Он сделал несколько шагов и резко остановился.

— Хорошо, давай re тогда встретимся завтра. Мы придем вдвоем, депутат и я. Ведь это социал-демократы хотят помочь своим русским коллегам!

Фукс ушел расстроенный. Он добился лишь согласия прийти завтра утром на Ангальтский вокзал.

В эмигрантской колонии разгорелся горячий спор. Речь шла о судьбе людей, обреченных на голод и оторванных от насущного дела. Меньшевики, эсеры, трудовики готовы были согласиться на сделку, и только маленькая группа большевиков сочла для себя невозможным такого рода сговор с генералами.

Слишком велика была ответственность. Нужен был совет человека, авторитет которого был бы в глазах Коллонтай безоговорочным. Таким человеком являлся Либкнехт.

Он выслушал ее, задумчиво смотря в сторону сощуренными глазами.

— Я согласен с вами, — помолчав, сказал он. — Это не та почва, на которой возможны сделки… Но хороши и господа социалисты. Кто же это, интересно, союзник Фукса? Пойдите, взгляните-ка на него.

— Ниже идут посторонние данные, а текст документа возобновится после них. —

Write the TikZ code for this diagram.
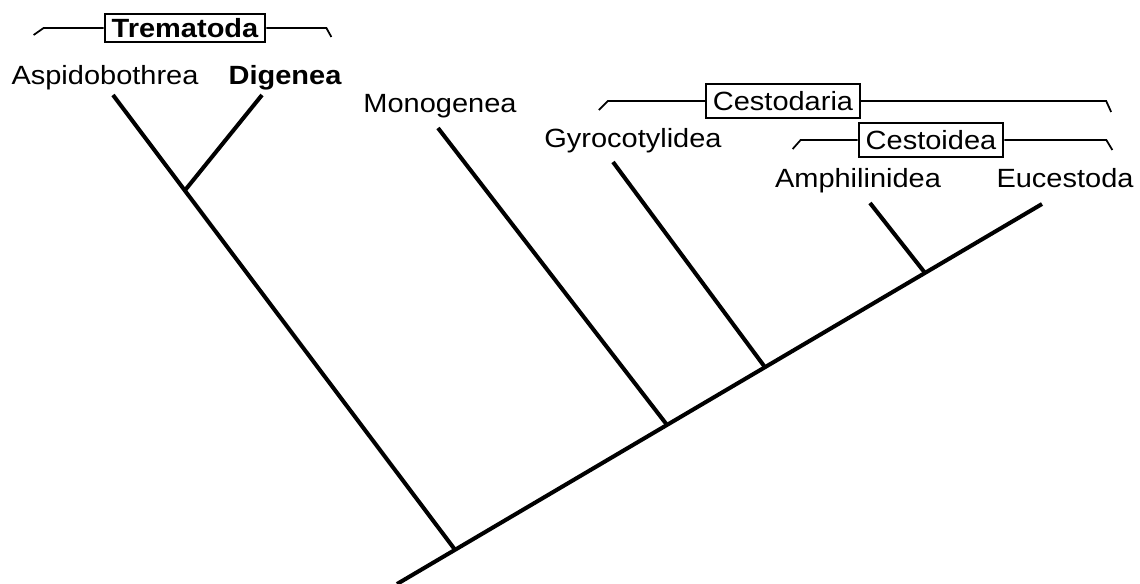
\documentclass[tikz,border=0pt]{standalone}
\usepackage{fontspec}
\setmainfont{Liberation Sans}[FakeStretch=1.1]
\usetikzlibrary{calc}

\begin{document}
\begin{tikzpicture}[x=0.02cm, y=-0.02cm,
  taxon/.style={font=\fontsize{15}{18}\selectfont, inner sep=0pt, anchor=base},
  cladebox/.style={draw, line width=1.2pt, font=\fontsize{15}{18}\selectfont,
    inner xsep=4pt, inner ysep=0pt, minimum height=0.68cm},
  branch/.style={line width=2.3pt},
  bracket/.style={line width=1pt}]
  \useasboundingbox (0,0) rectangle (1140,584);

  % taxon labels
  \node[taxon] (aspido) at (105,85) {Aspidobothrea};
  \node[taxon, font=\fontsize{15}{18}\selectfont\bfseries] (digen) at (285,85) {Digenea};
  \node[taxon] (monog) at (440,113) {Monogenea};
  \node[taxon] (gyro) at (633,148) {Gyrocotylidea};
  \node[taxon] (amphi) at (858,188) {Amphilinidea};
  \node[taxon] (euces) at (1065,188) {Eucestoda};

  % branch tips
  \coordinate (aspidoTip) at (113,95);
  \coordinate (digenTip) at (262,95);
  \coordinate (monogTip) at (438,128);
  \coordinate (gyroTip) at (613,162);
  \coordinate (amphiTip) at (870,203);
  \coordinate (eucesTip) at (1042,204);

  % junctions
  \coordinate (root) at (397,584);
  \coordinate (j1) at ($(root)!0.09!(eucesTip)$);
  \coordinate (j2) at ($(root)!0.4186!(eucesTip)$);
  \coordinate (j3) at ($(root)!0.5705!(eucesTip)$);
  \coordinate (j4) at ($(root)!0.8186!(eucesTip)$);
  \coordinate (jt) at ($(j1)!0.79!(aspidoTip)$);

  % tree
  \draw[branch] (root) -- (eucesTip);
  \draw[branch] (j1) -- (aspidoTip);
  \draw[branch] (jt) -- (digenTip);
  \draw[branch] (j2) -- (monogTip);
  \draw[branch] (j3) -- (gyroTip);
  \draw[branch] (j4) -- (amphiTip);

  % clade brackets
  \node[cladebox, font=\fontsize{15}{18}\selectfont\bfseries, minimum height=0.56cm]
    (trem) at (185,28) {Trematoda};
  \draw[bracket] (trem.west) -- ++(-60,0) -- ++(-10,7);
  \draw[bracket] (trem.east) -- ++(60,0) -- ++(5,9);

  \node[cladebox] (cestodar) at (783,101) {Cestodaria};
  \draw[bracket] (cestodar.west) -- ++(-97,0) -- ++(-9,9);
  \draw[bracket] (cestodar.east) -- ++(245,0) -- ++(5,11);

  \node[cladebox] (cestoid) at (931,140) {Cestoidea};
  \draw[bracket] (cestoid.west) -- ++(-57,0) -- ++(-8,9);
  \draw[bracket] (cestoid.east) -- ++(102,0) -- ++(6,10);
\end{tikzpicture}
\end{document}
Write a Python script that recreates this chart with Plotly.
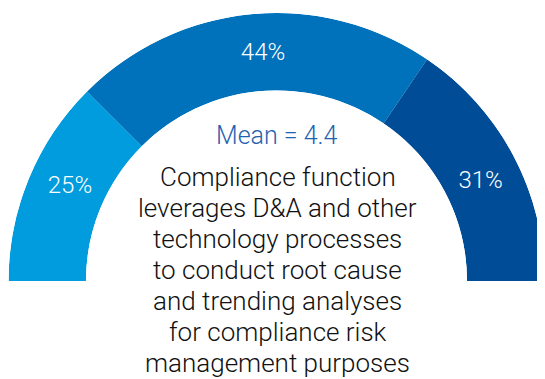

На следующее утро они встретились. Спутник Фукса нахлобучил шляпу, предпочитая остаться не узнанным. Ба, да это же Гере, старый знакомый, тот, кто пытался оправдать воюющую Германию в глазах Коллонтай!

Поняв, что он узнан, Гере заявил без обиняков:

— К чему артачиться? И какое кому дело, что вы тут пообещаете?

— Буквально то же самое говорил и я! — воскликнул Фукс.

— Вот вы, коллега Коллонтай, намерены остаться в Скандинавии? Ну и, пожалуйста, оставайтесь. Я довезу вас до границы, а затем сдам шведским товарищам. Дальше дело ваше.